Perfectly safe for wildlife?
Or we could look at the ‘Ecology’ section. In which they try to convince us that spewing out nitrogen, sulphur dioxide and various particulates will have no effect whatsoever on the water voles or on the Severn Estuary – a genuinely green sustainable resource for creating electricity – 700 metres away.
Instead let’s finally look at – for Avonmouth residents at least – the big one: section 11. Air Quality. On first reading this is a maze of highly technical information and statistics that seems plausible enough. But a few words keep recurring. One of these is “assumptions” as in “the assessment has used a number of conservative assumptions throughout”. Another word that crops up a lot is “modelling” as in, “all air dispersion modelling is inherently subject to a degree of uncertainty.” Combine this with the revelation tucked away in section 10. Noise and Vibration that “details of the equipment that will be in use as part of the proposed facility are not known” and what we have is a model based on assumptions about the operation of a facility whose design is not known yet!
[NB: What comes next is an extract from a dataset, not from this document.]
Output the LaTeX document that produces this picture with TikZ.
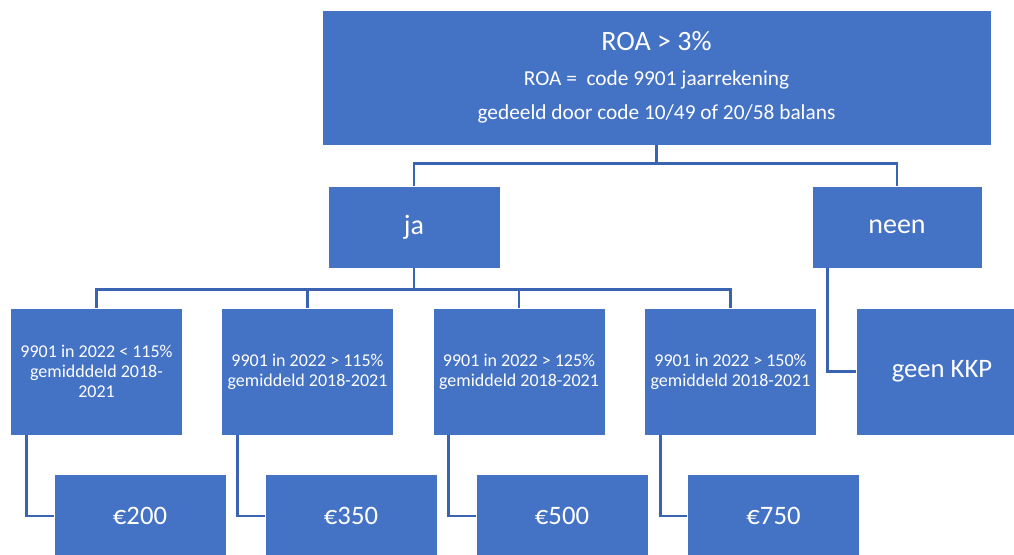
\documentclass[tikz,border=0pt]{standalone}
\usepackage{fontspec}
\setmainfont{Carlito}
\usepackage{tikz}
\definecolor{boxblue}{HTML}{4472C4}
\definecolor{lineblue}{RGB}{58,100,178}

\begin{document}
\begin{tikzpicture}[x=0.75pt, y=-0.75pt, text=white,
        main/.style = {draw=white, line width=0.5pt, fill=boxblue, minimum width=172*0.75pt, inner sep=2pt},
        cond/.style = {main, minimum height=127*0.75pt, align=center, font=\fontsize{13.5}{15}\selectfont},
        amount/.style = {main, minimum height=84*0.75pt, font=\fontsize{20}{24}\selectfont},
        conn/.style = {draw=lineblue, line width=2.2pt}]
        \useasboundingbox (0,0) rectangle (1014,554);
        \node[main, minimum width=669*0.75pt, minimum height=135*0.75pt, align=center, font=\fontsize{16}{26}\selectfont] (roa) at (656.5,77.5)
            {{\fontsize{21}{26}\selectfont ROA > 3\%}\\ROA =\ \ code 9901 jaarrekening\\gedeeld door code 10/49 of 20/58 balans};
        \node[main, minimum height=82*0.75pt, font=\fontsize{21}{25}\selectfont] (ja) at (414,227) {ja};
        \node[main, minimum width=170*0.75pt, minimum height=82*0.75pt, font=\fontsize{21}{25}\selectfont] (neen) at (897,227) {neen};
        \node[cond] (c1) at (96.5,371.5) {9901 in 2022 < 115\%\\gemidddeld 2018-\\2021};
        \node[cond] (c2) at (307.5,371.5) {9901 in 2022 > 115\%\\gemiddeld 2018-2021};
        \node[cond] (c3) at (519,371.5) {9901 in 2022 > 125\%\\gemiddeld 2018-2021};
        \node[cond] (c4) at (730.5,371.5) {9901 in 2022 > 150\%\\gemiddeld 2018-2021};
        \node[main, minimum height=127*0.75pt, font=\fontsize{20}{24}\selectfont] (geen) at (942,371.5) {geen KKP};
        \node[amount] (e1) at (140,516) {€200};
        \node[amount] (e2) at (351,516) {€350};
        \node[amount] (e3) at (562,516) {€500};
        \node[amount] (e4) at (773.5,516) {€750};

        \draw[conn] (roa.south) -- ++(0,18) -| (ja.north);
        \draw[conn] (roa.south) -- ++(0,18) -| (neen.north);
        \draw[conn] (ja.south) -- ++(0,21) -| (c1.north);
        \draw[conn] (ja.south) -- ++(0,21) -| (c2.north);
        \draw[conn] (ja.south) -- ++(0,21) -| (c3.north);
        \draw[conn] (ja.south) -- ++(0,21) -| (c4.north);
        \draw[conn] ([xshift=12pt]neen.south west) |- (geen.west);
        \draw[conn] ([xshift=12pt]c1.south west) |- (e1.west);
        \draw[conn] ([xshift=12pt]c2.south west) |- (e2.west);
        \draw[conn] ([xshift=12pt]c3.south west) |- (e3.west);
        \draw[conn] ([xshift=12pt]c4.south west) |- (e4.west);
\end{tikzpicture}
\end{document}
This is nothing more than glorified guesswork tarted up with jargon, tricky maths and indecipherable statistics, which conveniently enough concludes, “Stack emissions of oxides of nitrogen, sulphur dioxide, particulate matter and carbon monoxide will not affect the achievement of the relevant statutory air quality strategy objectives and limit values for human health.” Who’d have ever guessed that?
While the big unanswered question about a document that boasts at its start that “Nexterra has eight operational biomass gasification plants in North America”, is why is the air quality chapter based entirely on a model of “assumptions” about an idealised facility when it could contain real world data, experience and examples from the US? Will Bristol councillors on Planning Committee ‘A’ fall for this tosh just like their planning officers did?